Thoughts by Bahadar Ali

August 26, 2008

Ahmed Faraz, No More

Filed under: Political — bkhan @ 12:10 am

Syed Ahmad Shah Faraz, commonly known as, Ahmed Faraz, a famous Urdu poet has passed away today.

This marks an end to the era of romantic poetry that was uniquely adopted from Faraz. He was a poet, intellectual, political activist and, though least known, philosopher. He left us with a vast collection of his beautiful ghazals that is a treasure and Faraz’s greatest tribute to Urdu language. We are certainly going to miss his charming personlaity and beautiful couplets. In a scarcely educated society his presence was like a desert rose.

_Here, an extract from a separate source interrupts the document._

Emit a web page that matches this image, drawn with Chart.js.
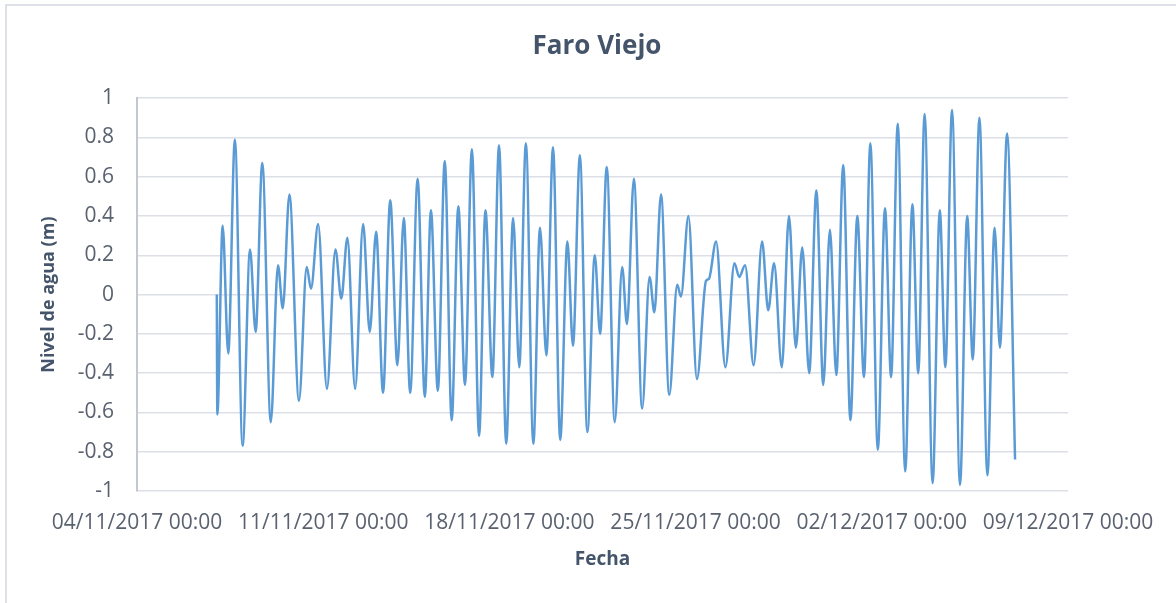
<!DOCTYPE html>
<html lang="es">
<head>
<meta charset="utf-8">
<title>Faro Viejo</title>
<script src="https://cdn.jsdelivr.net/npm/chart.js@4.4.1/dist/chart.umd.min.js"></script>
<style>
    html, body { margin: 0; padding: 0; background: #fff; }
    #wrap { position: relative; width: 1176px; height: 603px; overflow: hidden; }
    #marco {
        position: absolute; left: 5px; top: 4px; width: 1200px; height: 700px;
        border: 2px solid #dde1e7; pointer-events: none;
    }
</style>
</head>
<body>
<div id="wrap">
    <canvas id="grafico" width="1176" height="603"></canvas>
    <div id="marco"></div>
</div>
<script>
// Fecha de inicio del eje (04/11/2017 00:00)
const FECHA_INICIO = Date.UTC(2017, 10, 4);

// Días transcurridos desde 04/11/2017 00:00 (máximos y mínimos)
const dias = [
    3.00, 3.02, 3.22, 3.43, 3.68, 3.97, 4.25, 4.46, 4.71, 5.03,
    5.30, 5.48, 5.73, 6.09, 6.38, 6.54, 6.81, 7.14, 7.46, 7.68,
    7.91, 8.20, 8.50, 8.75, 8.99, 9.25, 9.52, 9.79, 10.03, 10.27,
    10.55, 10.82, 11.05, 11.31, 11.57, 11.83, 12.08, 12.33, 12.59, 12.86,
    13.10, 13.36, 13.61, 13.88, 14.14, 14.37, 14.62, 14.90, 15.15, 15.39,
    15.64, 15.91, 16.18, 16.39, 16.65, 16.93, 17.21, 17.41, 17.66, 17.96,
    18.24, 18.42, 18.68, 18.99, 19.27, 19.45, 19.70, 20.01, 20.31, 20.45,
    20.73, 21.05, 21.39, 21.50, 21.77, 22.12, 22.46, 22.64, 22.86, 23.18,
    23.50, 23.73, 23.95, 24.24, 24.51, 24.77, 25.01, 25.27, 25.54, 25.80,
    26.05, 26.29, 26.55, 26.82, 27.08, 27.33, 27.57, 27.85, 28.12, 28.35,
    28.60, 28.88, 29.15, 29.37, 29.61, 29.91, 30.18, 30.39, 30.64, 30.94,
    31.21, 31.42, 31.67, 31.97, 32.24, 32.44, 32.71, 33.01
];

// Nivel de agua (m)
const nivel = [
    0, -0.61, 0.35, -0.30, 0.79, -0.77, 0.23, -0.19, 0.67, -0.65,
    0.15, -0.07, 0.51, -0.54, 0.14, 0.03, 0.36, -0.48, 0.23, -0.02,
    0.29, -0.48, 0.36, -0.19, 0.32, -0.50, 0.48, -0.36, 0.39, -0.50,
    0.59, -0.52, 0.43, -0.49, 0.68, -0.64, 0.45, -0.46, 0.74, -0.72,
    0.43, -0.42, 0.76, -0.76, 0.39, -0.37, 0.77, -0.76, 0.34, -0.31,
    0.75, -0.74, 0.27, -0.26, 0.71, -0.70, 0.20, -0.20, 0.65, -0.65,
    0.14, -0.15, 0.59, -0.58, 0.09, -0.09, 0.51, -0.51, 0.05, -0.01,
    0.40, -0.43, 0.07, 0.08, 0.27, -0.37, 0.16, 0.09, 0.15, -0.36,
    0.27, -0.08, 0.16, -0.37, 0.40, -0.27, 0.24, -0.40, 0.53, -0.46,
    0.33, -0.41, 0.66, -0.64, 0.40, -0.42, 0.77, -0.79, 0.44, -0.42,
    0.87, -0.90, 0.46, -0.40, 0.92, -0.96, 0.43, -0.37, 0.94, -0.97,
    0.40, -0.33, 0.90, -0.92, 0.34, -0.27, 0.82, -0.84
];

// Marcas de los ejes
const marcasX = [0, 7, 14, 21, 28, 35];   // días: 04/11 ... 09/12
const marcasY = [-1, -0.8, -0.6, -0.4, -0.2, 0, 0.2, 0.4, 0.6, 0.8, 1];

const COLOR_TEXTO = '#5a6270';
const COLOR_TITULO = '#44546a';
const FUENTE = "'Open Sans', 'Noto Sans', sans-serif";

function dosDigitos(n) {
    return String(n).padStart(2, '0');
}

function formatoFecha(d) {
    const f = new Date(FECHA_INICIO + d * 86400000);
    return dosDigitos(f.getUTCDate()) + '/' + dosDigitos(f.getUTCMonth() + 1) + '/' +
        f.getUTCFullYear() + ' ' + dosDigitos(f.getUTCHours()) + ':' + dosDigitos(f.getUTCMinutes());
}

const puntos = dias.map((d, i) => ({ x: d, y: nivel[i] }));

const ctx = document.getElementById('grafico').getContext('2d');
new Chart(ctx, {
    type: 'line',
    data: {
        datasets: [{
            label: 'Nivel de agua',
            data: puntos,
            borderColor: '#5b9bd5',
            borderWidth: 2.5,
            pointRadius: 0,
            fill: false,
            cubicInterpolationMode: 'monotone'
        }]
    },
    options: {
        responsive: false,
        animation: false,
        layout: { padding: { left: 18, right: 0, top: 0, bottom: 0 } },
        plugins: {
            legend: { display: false },
            tooltip: { enabled: false },
            title: {
                display: true,
                text: 'Faro Viejo',
                color: COLOR_TITULO,
                font: { family: FUENTE, size: 26, weight: 'bold' },
                padding: { top: 31, bottom: 36 }
            }
        },
        scales: {
            x: {
                type: 'linear',
                min: 0,
                max: 35,
                afterBuildTicks: (s) => { s.ticks = marcasX.map(v => ({ value: v })); },
                afterFit: (s) => { s.height = 112; },
                ticks: {
                    color: COLOR_TEXTO,
                    font: { family: FUENTE, size: 21 },
                    maxRotation: 0,
                    autoSkip: false,
                    padding: 19,
                    callback: (v) => formatoFecha(v)
                },
                grid: { display: false, drawTicks: false },
                border: { display: false },
                title: {
                    display: true,
                    text: 'Fecha',
                    color: COLOR_TITULO,
                    font: { family: FUENTE, size: 19, weight: 'bold' },
                    padding: { top: 0, bottom: 32 }
                }
            },
            y: {
                min: -1,
                max: 1,
                afterBuildTicks: (s) => { s.ticks = marcasY.map(v => ({ value: v })); },
                afterFit: (s) => { s.width = 119; },
                ticks: {
                    color: COLOR_TEXTO,
                    font: { family: FUENTE, size: 21 },
                    padding: 23,
                    callback: (v) => String(Math.round(v * 10) / 10)
                },
                grid: { color: '#dcdfe5', lineWidth: 1.5, drawTicks: false },
                border: { display: true, color: '#c3c8d0', width: 2 },
                title: {
                    display: true,
                    text: 'Nivel de agua (m)',
                    color: COLOR_TITULO,
                    font: { family: FUENTE, size: 18, weight: 'bold' },
                    padding: { top: 20, bottom: 0 }
                }
            },
            // eje vacío a la derecha: deja el margen del área de trazado
            yDer: {
                axis: 'y',
                position: 'right',
                min: -1,
                max: 1,
                afterFit: (s) => { s.width = 108; },
                ticks: { display: false },
                grid: { display: false, drawTicks: false },
                border: { display: false }
            }
        }
    }
});
</script>
</body>
</html>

Suna hai log ussay aankh bhar ke dekhtay hain
So us ke shehar mein kuch din thehar ke dekhtay hain

Suna hai bolay tu batoon se phool jhartay hain
Yeh baat hai tu chalo baat kar ke dekhtay hain

Suna hai raat ussay chaand takta rehta hai
Sitaaray baam-e-falak se uttar ke dekhtay hain

Suna hai us ke laboon se gulaab jaltay hain
So hum bahaar pe ilzaam dhar ke dekhtay hain

Rukay tu gardishain us ka tawwaaf karti hain
Chalay tu us ko zamaany thehar ke dekhtay hain


August 19, 2008

Good Bye, Commando!

Filed under: Political — bkhan @ 9:48 am

 General has finally stepped down, a step he should have taken on 19th February 2008, when his supporters/loyalist were badly defeated by democratic forces. This is history now. But my subject and audience are those individuals who are pouring in sympathy over Musharraf departure. They think that he was the hope of the public and progressive person and everybody else, whom  people elect and vote for are bandits and thieves. I must say he was hope of none, rather he was a hopeless case in himself. This instinctive sympathy is called Stockholm syndrome whereby kidnapped people start liking their captives, the hijacked plane passengers start liking their hijackers, given the association prolongs from few hours to few days. And with this general, unfortunate Pakistani public and world has spent nine years. This process qualifies for Stockholm Syndrome.

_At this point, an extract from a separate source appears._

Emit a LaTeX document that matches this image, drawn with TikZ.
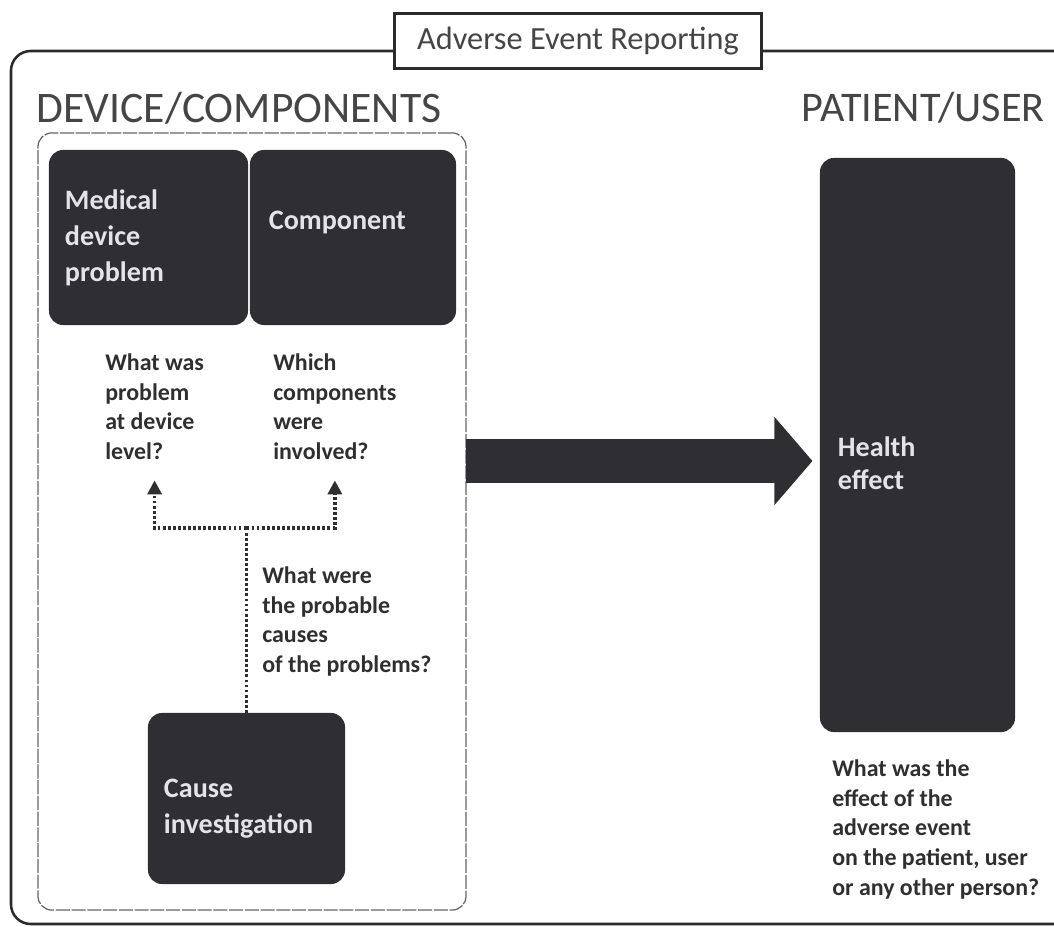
\documentclass[tikz,border=0pt]{standalone}
\usepackage{fontspec}
\setmainfont{Carlito}
\usepackage{xcolor}
\usepackage{tikz}
\usetikzlibrary{arrows.meta, positioning}

\definecolor{boxgray}{HTML}{2E2E33}
\definecolor{boxtext}{HTML}{E4E4E6}
\definecolor{qgray}{HTML}{2F2F2F}
\definecolor{headgray}{HTML}{454545}
\definecolor{framegray}{HTML}{2A2A2A}

\begin{document}
\begin{tikzpicture}[
    x=0.025cm, y=-0.025cm,
    darkbox/.style={rectangle, rounded corners=10pt, fill=boxgray, text=boxtext, align=left, inner xsep=0.4cm, font=\fontsize{20}{25.5}\selectfont\bfseries},
    question/.style={anchor=north west, inner sep=0pt, align=left, text=qgray, font=\fontsize{17}{21.3}\selectfont\bfseries},
    heading/.style={text=headgray, font=\fontsize{31}{36}\selectfont},
    titlebox/.style={rectangle, draw=framegray, line width=1.6pt, fill=white, minimum width=9.175cm, minimum height=1.375cm, text=headgray, font=\fontsize{23}{27}\selectfont},
    dotarrow/.style={-{Triangle[length=3.5mm, width=3.5mm]}, line width=2.4pt, dash pattern=on 2pt off 1.6pt, draw=qgray},
    bigarrow/.style={-{Triangle[length=9.5mm, width=21.5mm]}, line width=11mm, draw=boxgray}
]
\path[use as bounding box, clip] (0,0) rectangle (1054,927);

% Frames
\draw[framegray, line width=1.8pt, rounded corners=14pt] (11,51) rectangle (1080,924);
\node[titlebox] (title) at (578,41) {Adverse Event Reporting};
\node[rectangle, draw=gray!80!black, line width=0.9pt, dash pattern=on 10pt off 1.2pt, rounded corners=10pt, minimum width=10.7cm, minimum height=19.425cm] (devframe) at (252,521.5) {};

% Headings
\node[heading] (devhead) at (239,108) {DEVICE/COMPONENTS};
\node[heading, font=\fontsize{30}{36}\selectfont] (pathead) at (923,108) {PATIENT/USER};

% Boxes
\node[darkbox, text width=4.175cm, minimum width=4.975cm, minimum height=4.375cm] (medical) at (148.5,237.5) {Medical\\device\\problem};
\node[darkbox, text width=4.2cm, inner xsep=0.475cm, minimum width=5cm, minimum height=4.375cm] (component) at (353,237.5) {Component\par\vspace*{0.75cm}};
\node[darkbox, text width=4.125cm, minimum width=4.925cm, minimum height=4.275cm] (cause) at (246.5,798.5) {\rule{0pt}{0.97cm}Cause\\investigation};
\node[darkbox, text width=3.975cm, inner xsep=0.45cm, minimum width=4.875cm, minimum height=14.35cm, font=\fontsize{20}{23.5}\selectfont\bfseries] (health) at (917.5,445) {\rule{0pt}{1.39cm}Health\\effect};

% Questions
\node[question] (qdevice) at (105,353) {What was\\problem\\at device\\level?};
\node[question] (qcomp) at (273,353) {Which\\components\\were\\involved?};
\node[question] (qcause) at (262,566) {What were\\the probable\\causes\\of the problems?};
\node[question] (qhealth) at (832,759) {What was the\\effect of the\\adverse event\\on the patient, user\\or any other person?};

% Arrows
\coordinate (split) at (246.5,528);
\coordinate (arrowstart) at (466,461);
\draw[line width=2.4pt, dash pattern=on 2pt off 1.6pt, draw=qgray] (cause.north) -- (split);
\draw[dotarrow, shorten >=0.5cm] (split) -| (qdevice.south);
\draw[dotarrow, shorten >=0.5cm] (split) -| (qcomp.south);
\draw[bigarrow, shorten >=0.18cm] (arrowstart) -- (health.west |- arrowstart);

\end{tikzpicture}
\end{document}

His frank discussions and straight talking was appreciated and people found straight forwardness in his person but what not observed was what he said. A bunch of lies, arrogant attitude, contempt for the constitution and disdain for the popular politicians.

I see a pinch of remorse for many people who feel that the departure of a dictator is bad for a country. He was a dictator who toppled a democratically elected government and at the same time lucky that he was accorded guard-of-honor at his departure and was not sent to jail cell, a treatment democratically elected prime ministers of Pakistan always faced on the eve of notorious military coups. One of them, Zulfikar Ali Bhutto was hanged and other, Nawaz Sahrif was sent to dungeons of Attock fort before he was sent on exile.

Guys, support democracy in Pakistan and don’t shed tears on the departure of a usurper. Most of the comments I read on the other blog/sites are coming from North America. I would just ask them to simply imagine for a moment that Pentagon or Canadian Armed forces chief, takes control of US and Canada. Their civil liberties are quashed. TV stations are locked and intelligentsia of the country is  sent to jail for protesting over this, without trial? How do you feel ? This terrible episode  is repeated in Pakistan almost every 10 years by military generals.

World must work with democratic government in Pakistan because they have roots in the public. They are the best people to reach out general public and convince them even over the ‘un-popular’ policy decisions. People would understand this because the person talking to them would be their own and not somebody trained in alien military academies or bred in military cantonments. I have nothing against Army, but running government affairs is not their job, simple.